I want to write about the theory behind science writing, such as the importance of language – both the new words we’re inventing to reflect our new environmental reality (e.g., solastalgia, endling), and the existing words that Indigenous peoples use to describe place. As Robert Moor writes in On Trails,
“Cherokee has seven cardinal directions that continually situate speakers in space: north, south, east, west, up, down, and (hardest of all for us outsiders to grasp) here.”
As Krista Tippett writes,
“The words we use shape how we understand ourselves, how we interpret the world, how we treat others. Words make worlds.”
I’m also interested in the importance of emotion – should we be hopeful or despairing about our environmental future? How do we communicate these complex emotions to achieve the best outcome? How do relationship-building and community building help with science communication (the types of things that Faith Kearns and Lou Woodley are already working on)?

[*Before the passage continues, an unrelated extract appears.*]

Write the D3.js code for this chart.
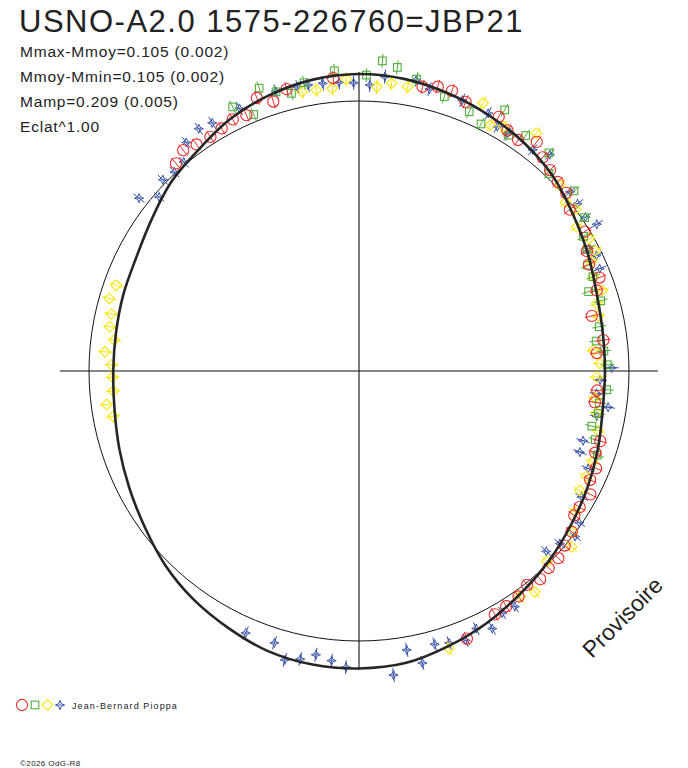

I’m not interested in doing exhaustive research into the technical ins and outs of different approaches to science writing, though I do realize I’ll be doing research of some kind or another. I want to talk about what science writing means to me, what I’ve learned about it, and how I employ it.
I see this book as a memoir about life-changing events, career shifts, mental health, and writing. It would nicely blend my writing and editing background, because editing is as much about words as writing is.
Anyway. That’s what I’m thinking about. Doing it is another prospect altogether. But if I just plug away at it day by day (now that the days are less prescribed), I’m sure it can be done.